Cette communication vise à explorer l'outillage de l'analyse de corpus, dans le cadre des langues contrôlées appliquées à la diffusion du discours juridique auprès du grand public. En particulier, nous nous intéressons à des textes de droit et de diffusion du discours juridique relevant du Plain Language Movement (ci-après PLM). Ce mouvement, à travers la prescription de termes et structures linguistiques à utiliser lorsqu'on s'adresse aux justiciables, vise à rendre la langue du droit « claire et simple».
Dans les guides rédactionnels pour un plain language, certains traits lexico-grammaticaux sont encouragés, comme l'utilisation de pronoms personnels de deuxième personne et de phrases d'une longueur maximale de 25 mots. D'autres à l'inverse sont découragés, typiquement l'emploi du passif, l'utilisation de certains mots jugés trop complexes par les institutions et organismes qui se réclament du plain language. Grâce à une méthodologie empruntant à la linguistique de corpus, à l'analyse de discours et au TAL, nous nous proposons d'interroger la pertinence de ces recommandations en tentant de répondre à la question suivante : les caractéristiques des textes se revendiquant clairs et simples et destinés aux justiciables, par comparaison à leur version dite complexe, correspondent-elles aux traits linguistiques se trouvant dans les recommandations du PLM ?
Notre étude porte donc sur deux corpus, l'un composé de textes juridiques anglophones, intitulé LEX (plus de 2 millions de mots), l'autre de leurs versions en plain language nommé PLAIN (929 000 mots).
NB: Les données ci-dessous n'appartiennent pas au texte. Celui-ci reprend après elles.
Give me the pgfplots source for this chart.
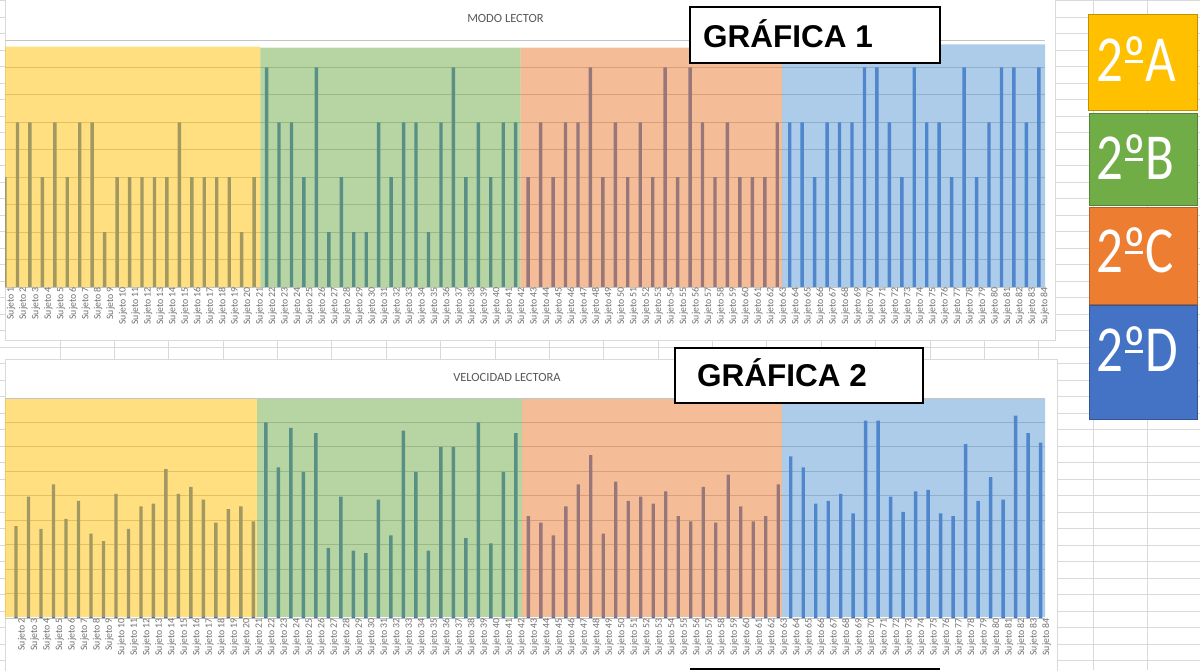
\documentclass[border=0pt]{standalone}
\usepackage{pgfplots}
\pgfplotsset{compat=1.18}
\usepackage{fontspec}
\setmainfont{Carlito}
\newfontfamily\arialfont{Liberation Sans}
\definecolor{barblue}{HTML}{4472C4}
\definecolor{oA}{HTML}{FFC000}
\definecolor{oB}{HTML}{70AD47}
\definecolor{oC}{HTML}{ED7D31}
\definecolor{oD}{HTML}{4472C4}
\definecolor{bandD}{HTML}{5B9BD5}
\definecolor{xlgrid}{HTML}{D9D9D9}
\definecolor{plotgrid}{HTML}{C4C4C4}
\definecolor{lblgray}{HTML}{707070}
\definecolor{titlegray}{HTML}{595959}

\newlength\ordw
\newcommand\ordu{\settowidth\ordw{º}\makebox[0pt][l]{\makebox[\ordw]{\rule[15.5pt]{0.8\ordw}{2.4pt}}}º}

\pgfplotsset{
  subjectaxis/.style={
    scale only axis, width=1040pt,
    axis line style={draw=none},
    major tick length=0pt, tick style={draw=none},
    yticklabel=\empty,
    ymajorgrids, grid style={plotgrid, line width=0.8pt},
    xtick={1,...,84},
    xticklabel={Sujeto \pgfmathprintnumber[assume math mode=true,int trunc]{\tick}},
    xticklabel style={rotate=90, anchor=east, inner sep=0pt, yshift=-6pt,
      font=\fontsize{9.8}{11}\selectfont, text=lblgray},
    clip=true,
  },
  bars/.style={ybar, bar width=3.4pt, fill=barblue, draw=none},
  band/.style={fill=#1, fill opacity=0.5, draw=none},
}

\pgfplotstableread{
x y
1 2
2 3
3 3
4 2
5 3
6 2
7 3
8 3
9 1
10 2
11 2
12 2
13 2
14 2
15 3
16 2
17 2
18 2
19 2
20 1
21 2
22 4
23 3
24 3
25 2
26 4
27 1
28 2
29 1
30 1
31 3
32 2
33 3
34 3
35 1
36 3
37 4
38 2
39 3
40 2
41 3
42 3
43 2
44 3
45 2
46 3
47 3
48 4
49 2
50 3
51 2
52 3
53 2
54 4
55 2
56 4
57 3
58 2
59 3
60 2
61 2
62 2
63 3
64 3
65 3
66 2
67 3
68 3
69 3
70 4
71 4
72 3
73 2
74 4
75 3
76 3
77 2
78 4
79 2
80 3
81 4
82 4
83 3
84 4
}\modolector

\pgfplotstableread{
x y
2 3.76
3 4.97
4 3.65
5 5.47
6 4.06
7 4.79
8 3.45
9 3.15
10 5.08
11 3.65
12 4.57
13 4.68
14 6.09
15 5.08
16 5.36
17 4.84
18 3.90
19 4.45
20 4.57
21 3.95
22 8.00
23 6.16
24 7.78
25 5.98
26 7.56
27 2.87
28 4.97
29 2.76
30 2.65
31 4.84
32 3.38
33 7.67
34 5.98
35 2.76
36 7.00
37 7.00
38 3.27
39 8.00
40 3.05
41 5.98
42 7.56
43 4.17
44 3.90
45 3.38
46 4.57
47 5.47
48 6.66
49 3.45
50 5.58
51 4.79
52 4.97
53 4.68
54 5.18
55 4.17
56 3.95
57 5.36
58 3.90
59 5.87
60 4.57
61 3.95
62 4.17
63 5.47
64 6.61
65 6.16
66 4.68
67 4.79
68 5.08
69 4.28
70 8.07
71 8.07
72 4.97
73 4.34
74 5.18
75 5.24
76 4.28
77 4.17
78 7.11
79 4.79
80 5.76
81 4.84
82 8.28
83 7.56
84 7.17
}\velocidad

\begin{document}
\begin{tikzpicture}[x=1pt,y=1pt]
\useasboundingbox (0,0) rectangle (1200,670);
\fill[white] (0,0) rectangle (1200,670);
% spreadsheet grid
\foreach \k in {0,...,20} {\draw[xlgrid, line width=0.8pt] ({60+54.37*\k},0) -- ({60+54.37*\k},670);}
\foreach \k in {-21,...,19} {\draw[xlgrid, line width=0.8pt] (0,{670-(347.3+16.5*\k)}) -- (1200,{670-(347.3+16.5*\k)});}
% chart frames
\filldraw[fill=white, draw=xlgrid, line width=0.8pt] (5,330) rectangle (1055,680);
\filldraw[fill=white, draw=xlgrid, line width=0.8pt] (5,-10) rectangle (1057,311);

% ---------- Chart 1 ----------
\begin{axis}[subjectaxis, at={(5pt,383pt)}, anchor=south west, height=247pt,
  xmin=1, xmax=84.5, ymin=0, ymax=4.5, ytick={0,0.5,...,4.5}]
\addplot[bars] table[x=x,y=y] {\modolector};
\addplot[band=oA] coordinates {(0.5,0) (21.5,0) (21.5,4.38) (0.5,4.38)} \closedcycle;
\addplot[band=oB] coordinates {(21.5,0) (42.4,0) (42.4,4.36) (21.5,4.36)} \closedcycle;
\addplot[band=oC] coordinates {(42.4,0) (63.4,0) (63.4,4.36) (42.4,4.36)} \closedcycle;
\addplot[band=bandD] coordinates {(63.4,0) (85,0) (85,4.42) (63.4,4.42)} \closedcycle;
\end{axis}
\node[font=\fontsize{12.5}{14}\selectfont, text=titlegray] at (505.5,652) {MODO LECTOR};

% ---------- Chart 2 ----------
\begin{axis}[subjectaxis, at={(5pt,52pt)}, anchor=south west, height=220pt,
  xmin=1.12, xmax=84.35, ymin=0, ymax=9, ytick={0,...,9}]
\addplot[bars] table[x=x,y=y] {\velocidad};
\addplot[band=oA] coordinates {(0.5,0.05) (21.3,0.05) (21.3,8.95) (0.5,8.95)} \closedcycle;
\addplot[band=oB] coordinates {(21.3,0.05) (42.5,0.05) (42.5,8.95) (21.3,8.95)} \closedcycle;
\addplot[band=oC] coordinates {(42.5,0.05) (63.3,0.05) (63.3,8.95) (42.5,8.95)} \closedcycle;
\addplot[band=bandD] coordinates {(63.3,0.05) (85,0.05) (85,8.95) (63.3,8.95)} \closedcycle;
\end{axis}
\node[font=\fontsize{12.5}{14}\selectfont, text=titlegray] at (507,293) {VELOCIDAD LECTORA};

% ---------- GRÁFICA boxes ----------
\filldraw[fill=white, draw=black, line width=1.8pt] (690,607) rectangle (940,663);
\node[anchor=base west, inner sep=0pt, font=\arialfont\bfseries\fontsize{31.5}{34}\selectfont] at (703,622) {GRÁFICA 1};
\filldraw[fill=white, draw=black, line width=1.8pt] (675,267) rectangle (923,322);
\node[anchor=base west, inner sep=0pt, font=\arialfont\bfseries\fontsize{31.5}{34}\selectfont] at (697,283) {GRÁFICA 2};
\draw[black, line width=1.8pt] (690,1) -- (940,1);

% ---------- group legend boxes ----------
\filldraw[fill=oA, draw=oA!75!black, line width=0.8pt] (1088,560) rectangle (1197,656);
\filldraw[fill=oB, draw=oB!75!black, line width=0.8pt] (1089,465) rectangle (1197,557);
\filldraw[fill=oC, draw=oC!75!black, line width=0.8pt] (1089,366) rectangle (1197,463);
\filldraw[fill=oD, draw=oD!75!black, line width=0.8pt] (1089,251) rectangle (1197,365);
\begin{scope}[every node/.style={anchor=base west, inner sep=0pt, text=white,
   font=\fontsize{53}{58}\selectfont, yscale=1.24, transform shape}]
\node at (1096,588) {2\ordu A};
\node at (1096,490) {2\ordu B};
\node at (1096,397) {2\ordu C};
\node at (1096,298) {2\ordu D};
\end{scope}
\end{tikzpicture}
\end{document}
Les métriques de complexité linguistique mesurées sur ces corpus, issues du projet Ulysses 2019 (Université de Paris / Galway), incluent notamment des scores de lisibilité fondés sur la longueur des phrases et des mots, des métriques de densité et de variation lexicale, mais aussi de complexité syntaxique. Un algorithme de classification supervisé permet de prédire la catégorie des textes (Lex ou Plain) à partir de ces métriques ; l'algorithme indique ensuite les métriques qui sont les plus pertinentes pour classer les textes. Ainsi pouvons-nous les comparer aux consignes officielles du PLM, et voir si ces recommandations renvoient aux traits lexico-grammaticaux qui sont effectivement les plus adéquats pour différencier les textes dit complexes des textes simplifiés. Les résultats obtenus nourrissent une réflexion méthodologique sur l'utilisation d'outils statistiques et d'apprentissage-machine en analyse de discours, en particulier sur les biais que les métriques utilisées peuvent entraîner.